The concept of a harmonious world, where fair trade and dignified relations exist between all nations of the Earth is obviously beyond the grasp of any current group-think still obsessed with high-kill factor defence/offence weapons.

From Pajamas Media :
...the Bush administration is going to ask Congress for funding to begin development of an “orbital battle station” that will be able to attack enemy missiles in their vulnerable boost phase.

Each Battle Station would be a fairly large satellite that carried a number, perhaps 40 to 50 infrared guided “kill vehicles.”

On orders from the ground, the battle station would launch these kill vehicles, roughly about the size of a loaf of bread, at incoming missiles.

Professor Everett Dolman of the School of Advanced Air and Space Studies at Maxwell Air Force Base in Alabama and the author 'Astropolitik - Classical Geopolitics in The Space Age' says that space based systems are “the only viable option for global defense against the most likely threats, such as an attack by Iran against Israel or by Pakistan against India.”

“The technology,” Dolman said, “for a basic orbital interceptor that could hit an ICBM in mid flight has been available to the U.S. for at least two decades. Indeed should the U.S. dedicate itself to a fast track development and deployment of several dozen networked anti-missile satellites, it could have a baseline capability in place within two years.”

The key issue ignored in all these discussions and debates is a simple one : Who exactly is going to launch a nuclear missile against the United States for no apparent reason? Knowing full well of the apocalyptic destruction they would bring upon themselves, their citizens and their neighbours and allies?

Osama Bin Laden?

Iran?

North Korea?

France?

This is another exercise aimed squarely at stealing hundreds of bilions of dollars from Americans, and their allies, for a weapons system that will never be needed as long as the United States handles its relations with all the countries of the world with respect, and dignity.

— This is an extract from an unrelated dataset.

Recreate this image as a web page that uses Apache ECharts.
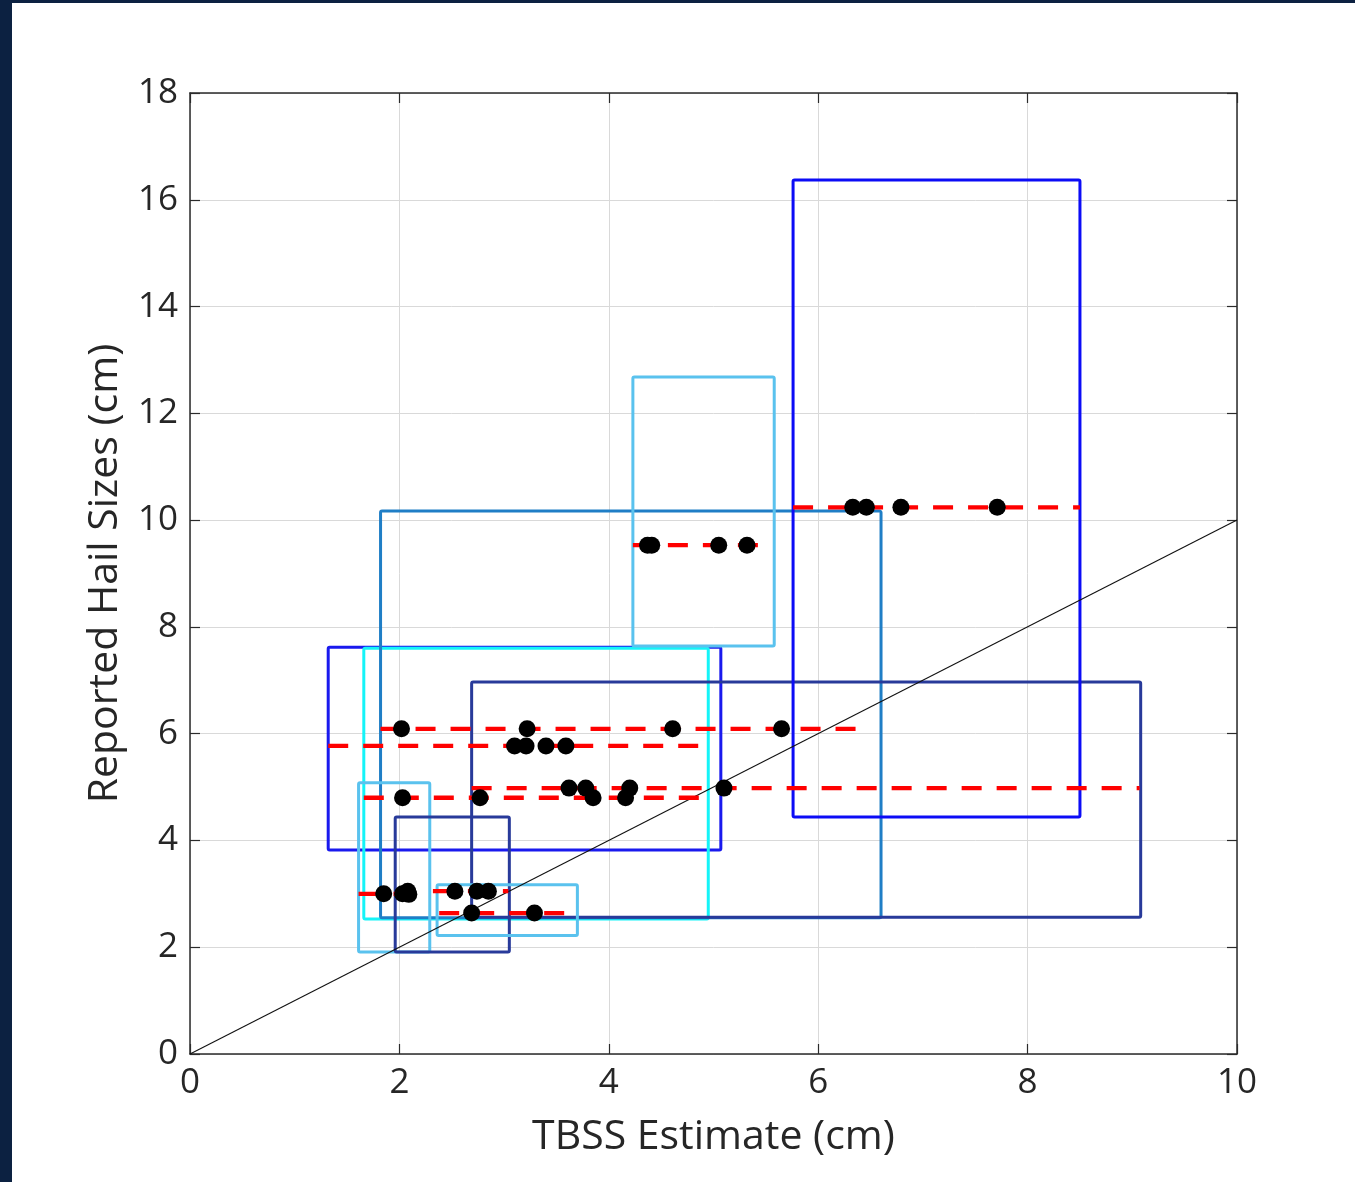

This is not the 1940s, nor is it the Cold War inflicted 1950s. Neither Russia, China, Iran or Venezeuala have acted in any way, beyond mouthing rhetoric that pleases the locals, that would even suggest they intend to destroy American cities.

Why would they want to kill American consumers of their oil, energy, food and entertainment products? They wouldn't, of course, and they don't want to.

But Americans aren't buying the hype of a mega-billion dollar missile defence system, it's a hard sell, because it doesn't yet work, and a missile defence system would have not stopped the attacks on September 11, 2001.

Missile defence is a dead concept to most Americans, so instead the Republicans controlled by the defence industries will mouthpiece Bush Co.'s 'Orbital Battle Station' not only as a priority, but a terrifying necessity.

Ironically, shoving a mothership full of mini-interceptors, or eventually mini-nuclear drones, into orbit is exactly the kind of space weaponisation that Russia and China have warned they will not tolerate.

So the overwhelming need for 'OBS' is created by the actual deployment of the weapons system that will counter the threat conjured up by the deployment of the weapons system in the first place.

It's a major achievement in the shaping of opinion and the blinding of rational thought that money is actually poured into the conceptualisation and development of such weapons systems.